What if your mind says “trust,” but your body flinches? We open the door to that everyday tension and walk straight into Psalm 27, where David longs to dwell and inquire yet pleads not to be cast off. Through a trauma-informed lens, we connect the psalm’s cadence with the nervous system’s reality: safety and belonging must come before learning and change. When those foundations are shaky, advice falls flat, prayer feels risky, and our protectors—formed in hard seasons—steer us away from the intimacy we most desire.

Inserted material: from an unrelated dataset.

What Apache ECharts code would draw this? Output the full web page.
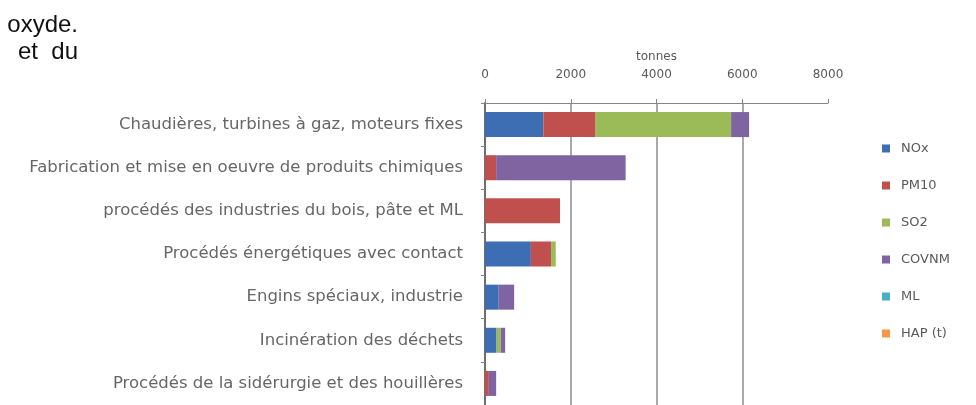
<!DOCTYPE html>
<html>
<head>
<meta charset="utf-8">
<script src="https://cdn.jsdelivr.net/npm/echarts@6/dist/echarts.min.js"></script>
<style>
  html, body { margin: 0; padding: 0; background: #fff; }
  #chart { width: 976px; height: 405px; }
</style>
</head>
<body>
<div id="chart"></div>
<script>
// categories, top to bottom
var categories = [
  'Chaudières, turbines à gaz, moteurs fixes',
  'Fabrication et mise en oeuvre de produits chimiques',
  'procédés des industries du bois, pâte et ML',
  'Procédés énergétiques avec contact',
  'Engins spéciaux, industrie',
  'Incinération des déchets',
  'Procédés de la sidérurgie et des houillères'
]
// tonnes per pollutant
var nox = [1360, 0, 0, 1070, 320, 270, 0]
var pm10 = [1220, 260, 1750, 470, 0, 0, 90]
var so2 = [3160, 0, 0, 110, 0, 100, 0]
var covnm = [420, 3020, 0, 0, 360, 100, 170]
var ml = [0, 0, 0, 0, 0, 0, 0]
var hap = [0, 0, 0, 0, 0, 0, 0]

var seriesNames = ['NOx', 'PM10', 'SO2', 'COVNM', 'ML', 'HAP (t)']
var seriesData = [nox, pm10, so2, covnm, ml, hap]
var colorData = ['#3D6DB3', '#C0504D', '#9BBB59', '#8064A2', '#4BACC6', '#F79646']

var chart = echarts.init(document.getElementById('chart'))

var seriesMsg = []
for (var i = 0; i < seriesNames.length; i++) {
  seriesMsg.push({
    name: seriesNames[i],
    type: 'bar',
    stack: 'total',
    barCategoryGap: '42%',
    itemStyle: { color: colorData[i] },
    data: seriesData[i]
  })
}

chart.setOption({
  animation: false,
  textStyle: { fontFamily: 'DejaVu Sans' },
  grid: { left: 485, top: 103, right: 148, bottom: 0 },
  legend: {
    orient: 'vertical',
    left: 877,
    top: 137,
    itemWidth: 8,
    itemHeight: 8,
    itemGap: 24,
    icon: 'rect',
    textStyle: { color: '#595959', fontSize: 13, padding: [0, 0, 0, 6] },
    data: seriesNames
  },
  xAxis: {
    type: 'value',
    position: 'top',
    min: 0,
    max: 8000,
    interval: 2000,
    name: 'tonnes',
    nameLocation: 'middle',
    nameGap: 40,
    nameTextStyle: { color: '#595959', fontSize: 12 },
    axisLine: { show: true, lineStyle: { color: '#868686' } },
    axisTick: { show: true, length: 4, lineStyle: { color: '#868686' } },
    axisLabel: {
      color: '#595959',
      fontSize: 12,
      margin: 22,
      formatter: function(v) { return String(v) }
    },
    splitLine: { show: true, showMaxLine: false, lineStyle: { color: '#8c8c8c', width: 1.5 } }
  },
  yAxis: {
    type: 'category',
    inverse: true,
    data: categories,
    axisLine: { show: true, lineStyle: { color: '#6e6e6e', width: 2 } },
    axisTick: { show: true, length: 4, lineStyle: { color: '#868686' } },
    axisLabel: { color: '#666666', fontSize: 16.5, margin: 22 }
  },
  graphic: [
    {
      type: 'text',
      right: 898,
      top: 13,
      style: { text: 'oxyde.', font: '24px "Liberation Sans"', fill: '#111' }
    },
    {
      type: 'text',
      right: 898,
      top: 40,
      style: { text: 'et  du', font: '24px "Liberation Sans"', fill: '#111' }
    }
  ],
  series: seriesMsg
})
</script>
</body>
</html>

Together, we name the invisible membrane that sits just before growth: the moment you move from theory to vulnerability. We unpack how “teach me your way” sounds like neural rewiring, a level path where old loops of shame and fear loosen their grip. Along the way, we explore the enemies outside and within, and how early stories—criticism, neglect, invasiveness, or the lure of easy answers—shape limbic alarms that still fire today. Instead of blaming the body, we practice leading it with kindness: co-regulation first, then curiosity, so truth lands as safety, not threat.
We also hold two poems in tension. Poe’s raven mutters nevermore, a portrait of despair where grief never lifts. David ends otherwise: the goodness of the Lord in the land of the living. That hope is not a shortcut; it runs through the cross, where illusions of quick fixes die and real healing begins. Expect clear, practical steps: the sequence of safety, belonging, then inquiry; micro-acts of embodied prayer; and story work that names protectors without shame. By the end, you’ll have language for your ambivalence, a map for crossing the membrane, and courage to pursue shalom you can actually feel.